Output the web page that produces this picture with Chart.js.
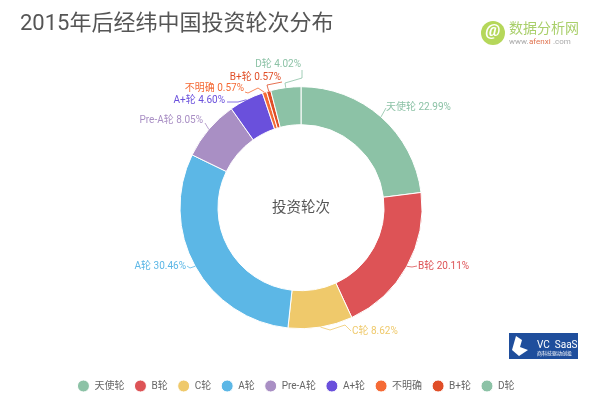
<!DOCTYPE html>
<html>
<head>
<meta charset="utf-8">
<script src="https://cdn.jsdelivr.net/npm/chart.js@4/dist/chart.umd.min.js"></script>
<style>
  html, body { margin: 0; padding: 0; background: #fff; }
  #wrap { width: 600px; height: 402px; }
</style>
</head>
<body>
<div id="wrap"><canvas id="chart" width="600" height="402"></canvas></div>
<script>
const categories = ["天使轮", "B轮", "C轮", "A轮", "Pre-A轮", "A+轮", "不明确", "B+轮", "D轮"];
const shares = [22.99, 20.11, 8.62, 30.46, 8.05, 4.60, 0.57, 0.57, 4.02];
const colors = ["#8cc2a6", "#dd5356", "#efc96b", "#5cb7e6", "#a98fc4", "#6a50dc", "#f56a35", "#e04e27", "#8cc2a6"];

// where each slice's label sits: text anchor, then the bends of its leader line
const labelSpots = [
  { x: 386, y: 107, align: "left", bends: [[386, 108]] },
  { x: 418, y: 266, align: "left", bends: [[412, 267], [417, 266]] },
  { x: 352, y: 331, align: "left", bends: [[330, 330], [345, 325], [351, 331]] },
  { x: 186, y: 266, align: "right", bends: [[190, 268], [187, 266]] },
  { x: 203, y: 120, align: "right", bends: [[205, 123]] },
  { x: 225, y: 100, align: "right", bends: [[238, 102], [227, 102]] },
  { x: 244, y: 88, align: "right", bends: [[258, 88], [248, 93], [245, 92]] },
  { x: 281, y: 77, align: "right", bends: [[267, 85], [282, 82]] },
  { x: 301, y: 64, align: "right", bends: [[285, 83], [302, 78], [302, 70]] },
];

const cjk = 'Roboto, "Noto Sans CJK SC", sans-serif';

// leader lines, slice labels and the center text
const sliceLabels = {
  id: "sliceLabels",
  afterLayout(chart) {
    // the legend sits a little left of the doughnut in the original
    chart.legend.left -= 5;
    chart.legend.right -= 5;
  },
  afterDatasetsDraw(chart) {
    const { ctx } = chart;
    const arcs = chart.getDatasetMeta(0).data;
    ctx.save();
    arcs.forEach((arc, i) => {
      const spot = labelSpots[i];
      const mid = (arc.startAngle + arc.endAngle) / 2;
      ctx.strokeStyle = colors[i];
      ctx.lineWidth = 0.8;
      ctx.beginPath();
      ctx.moveTo(arc.x + Math.cos(mid) * arc.outerRadius, arc.y + Math.sin(mid) * arc.outerRadius);
      spot.bends.forEach((p) => ctx.lineTo(p[0], p[1]));
      ctx.stroke();

      ctx.fillStyle = colors[i];
      ctx.font = "10px " + cjk;
      ctx.textAlign = spot.align;
      ctx.textBaseline = "middle";
      ctx.fillText(categories[i] + " " + shares[i].toFixed(2) + "%", spot.x, spot.y);
    });
    ctx.fillStyle = "#555";
    ctx.font = "14.5px " + cjk;
    ctx.textAlign = "center";
    ctx.textBaseline = "middle";
    ctx.fillText("投资轮次", arcs[0].x, arcs[0].y + 1);
    ctx.restore();
  },
};

// the two watermark logos in the corners
const logos = {
  id: "logos",
  afterDraw(chart) {
    const { ctx } = chart;
    ctx.save();
    ctx.fillStyle = "#b5d75a";
    ctx.beginPath();
    ctx.arc(493, 33, 12, 0, Math.PI * 2);
    ctx.fill();
    ctx.fillStyle = "#fff";
    ctx.font = "italic bold 17px Roboto, sans-serif";
    ctx.textAlign = "center";
    ctx.textBaseline = "middle";
    ctx.fillText("@", 493, 32);
    ctx.textAlign = "left";
    ctx.fillStyle = "#a9cf6a";
    ctx.font = "14px " + cjk;
    ctx.fillText("数据分析网", 509, 29);
    ctx.font = "8px Roboto, sans-serif";
    ctx.fillStyle = "#aaa";
    ctx.fillText("www.", 509, 42);
    ctx.fillStyle = "#e0734f";
    ctx.fillText("afenxi", 529, 42);
    ctx.fillStyle = "#aaa";
    ctx.fillText(".com", 553, 42);

    ctx.fillStyle = "#1f4e9c";
    ctx.fillRect(509, 333, 69, 26);
    ctx.fillStyle = "#fff";
    ctx.beginPath();
    ctx.moveTo(516, 336);
    ctx.lineTo(522, 340);
    ctx.lineTo(520, 347);
    ctx.lineTo(528, 350);
    ctx.lineTo(519, 356);
    ctx.lineTo(512, 350);
    ctx.closePath();
    ctx.fill();
    ctx.font = "10px Roboto, sans-serif";
    ctx.fillText("VC  SaaS", 537, 345);
    ctx.font = "5px " + cjk;
    ctx.fillText("商科技驱动创投", 537, 354);
    ctx.restore();
  },
};

new Chart(document.getElementById("chart").getContext("2d"), {
  type: "doughnut",
  data: {
    labels: categories,
    datasets: [
      {
        data: shares,
        backgroundColor: colors,
        borderColor: "#fff",
        borderWidth: 1,
      },
    ],
  },
  plugins: [sliceLabels, logos],
  options: {
    responsive: false,
    animation: false,
    rotation: 0,
    radius: 121,
    cutout: "68.6%",
    layout: { padding: { left: 20, right: 18, top: 0, bottom: 1 } },
    plugins: {
      tooltip: { enabled: false },
      title: {
        display: true,
        text: "2015年后经纬中国投资轮次分布",
        align: "start",
        color: "#555",
        font: { family: cjk, size: 22, weight: "normal" },
        padding: { top: 11, bottom: 7 },
      },
      legend: {
        position: "bottom",
        labels: {
          usePointStyle: true,
          pointStyle: "circle",
          pointStyleWidth: 12,
          boxHeight: 8.5,
          padding: 10,
          color: "#666",
          font: { family: cjk, size: 10 },
        },
      },
    },
  },
});
</script>
</body>
</html>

GOAL -> Quote the data above in full and without alteration; skip the pictures.

CORRECT RESULT ->
Output the web page that produces this picture with Chart.js.
<!DOCTYPE html>
<html>
<head>
<meta charset="utf-8">
<script src="https://cdn.jsdelivr.net/npm/chart.js@4/dist/chart.umd.min.js"></script>
<style>
  html, body { margin: 0; padding: 0; background: #fff; }
  #wrap { width: 600px; height: 402px; }
</style>
</head>
<body>
<div id="wrap"><canvas id="chart" width="600" height="402"></canvas></div>
<script>
const categories = ["天使轮", "B轮", "C轮", "A轮", "Pre-A轮", "A+轮", "不明确", "B+轮", "D轮"];
const shares = [22.99, 20.11, 8.62, 30.46, 8.05, 4.60, 0.57, 0.57, 4.02];
const colors = ["#8cc2a6", "#dd5356", "#efc96b", "#5cb7e6", "#a98fc4", "#6a50dc", "#f56a35", "#e04e27", "#8cc2a6"];

// where each slice's label sits: text anchor, then the bends of its leader line
const labelSpots = [
  { x: 386, y: 107, align: "left", bends: [[386, 108]] },
  { x: 418, y: 266, align: "left", bends: [[412, 267], [417, 266]] },
  { x: 352, y: 331, align: "left", bends: [[330, 330], [345, 325], [351, 331]] },
  { x: 186, y: 266, align: "right", bends: [[190, 268], [187, 266]] },
  { x: 203, y: 120, align: "right", bends: [[205, 123]] },
  { x: 225, y: 100, align: "right", bends: [[238, 102], [227, 102]] },
  { x: 244, y: 88, align: "right", bends: [[258, 88], [248, 93], [245, 92]] },
  { x: 281, y: 77, align: "right", bends: [[267, 85], [282, 82]] },
  { x: 301, y: 64, align: "right", bends: [[285, 83], [302, 78], [302, 70]] },
];

const cjk = 'Roboto, "Noto Sans CJK SC", sans-serif';

// leader lines, slice labels and the center text
const sliceLabels = {
  id: "sliceLabels",
  afterLayout(chart) {
    // the legend sits a little left of the doughnut in the original
    chart.legend.left -= 5;
    chart.legend.right -= 5;
  },
  afterDatasetsDraw(chart) {
    const { ctx } = chart;
    const arcs = chart.getDatasetMeta(0).data;
    ctx.save();
    arcs.forEach((arc, i) => {
      const spot = labelSpots[i];
      const mid = (arc.startAngle + arc.endAngle) / 2;
      ctx.strokeStyle = colors[i];
      ctx.lineWidth = 0.8;
      ctx.beginPath();
      ctx.moveTo(arc.x + Math.cos(mid) * arc.outerRadius, arc.y + Math.sin(mid) * arc.outerRadius);
      spot.bends.forEach((p) => ctx.lineTo(p[0], p[1]));
      ctx.stroke();

      ctx.fillStyle = colors[i];
      ctx.font = "10px " + cjk;
      ctx.textAlign = spot.align;
      ctx.textBaseline = "middle";
      ctx.fillText(categories[i] + " " + shares[i].toFixed(2) + "%", spot.x, spot.y);
    });
    ctx.fillStyle = "#555";
    ctx.font = "14.5px " + cjk;
    ctx.textAlign = "center";
    ctx.textBaseline = "middle";
    ctx.fillText("投资轮次", arcs[0].x, arcs[0].y + 1);
    ctx.restore();
  },
};

// the two watermark logos in the corners
const logos = {
  id: "logos",
  afterDraw(chart) {
    const { ctx } = chart;
    ctx.save();
    ctx.fillStyle = "#b5d75a";
    ctx.beginPath();
    ctx.arc(493, 33, 12, 0, Math.PI * 2);
    ctx.fill();
    ctx.fillStyle = "#fff";
    ctx.font = "italic bold 17px Roboto, sans-serif";
    ctx.textAlign = "center";
    ctx.textBaseline = "middle";
    ctx.fillText("@", 493, 32);
    ctx.textAlign = "left";
    ctx.fillStyle = "#a9cf6a";
    ctx.font = "14px " + cjk;
    ctx.fillText("数据分析网", 509, 29);
    ctx.font = "8px Roboto, sans-serif";
    ctx.fillStyle = "#aaa";
    ctx.fillText("www.", 509, 42);
    ctx.fillStyle = "#e0734f";
    ctx.fillText("afenxi", 529, 42);
    ctx.fillStyle = "#aaa";
    ctx.fillText(".com", 553, 42);

    ctx.fillStyle = "#1f4e9c";
    ctx.fillRect(509, 333, 69, 26);
    ctx.fillStyle = "#fff";
    ctx.beginPath();
    ctx.moveTo(516, 336);
    ctx.lineTo(522, 340);
    ctx.lineTo(520, 347);
    ctx.lineTo(528, 350);
    ctx.lineTo(519, 356);
    ctx.lineTo(512, 350);
    ctx.closePath();
    ctx.fill();
    ctx.font = "10px Roboto, sans-serif";
    ctx.fillText("VC  SaaS", 537, 345);
    ctx.font = "5px " + cjk;
    ctx.fillText("商科技驱动创投", 537, 354);
    ctx.restore();
  },
};

new Chart(document.getElementById("chart").getContext("2d"), {
  type: "doughnut",
  data: {
    labels: categories,
    datasets: [
      {
        data: shares,
        backgroundColor: colors,
        borderColor: "#fff",
        borderWidth: 1,
      },
    ],
  },
  plugins: [sliceLabels, logos],
  options: {
    responsive: false,
    animation: false,
    rotation: 0,
    radius: 121,
    cutout: "68.6%",
    layout: { padding: { left: 20, right: 18, top: 0, bottom: 1 } },
    plugins: {
      tooltip: { enabled: false },
      title: {
        display: true,
        text: "2015年后经纬中国投资轮次分布",
        align: "start",
        color: "#555",
        font: { family: cjk, size: 22, weight: "normal" },
        padding: { top: 11, bottom: 7 },
      },
      legend: {
        position: "bottom",
        labels: {
          usePointStyle: true,
          pointStyle: "circle",
          pointStyleWidth: 12,
          boxHeight: 8.5,
          padding: 10,
          color: "#666",
          font: { family: cjk, size: 10 },
        },
      },
    },
  },
});
</script>
</body>
</html>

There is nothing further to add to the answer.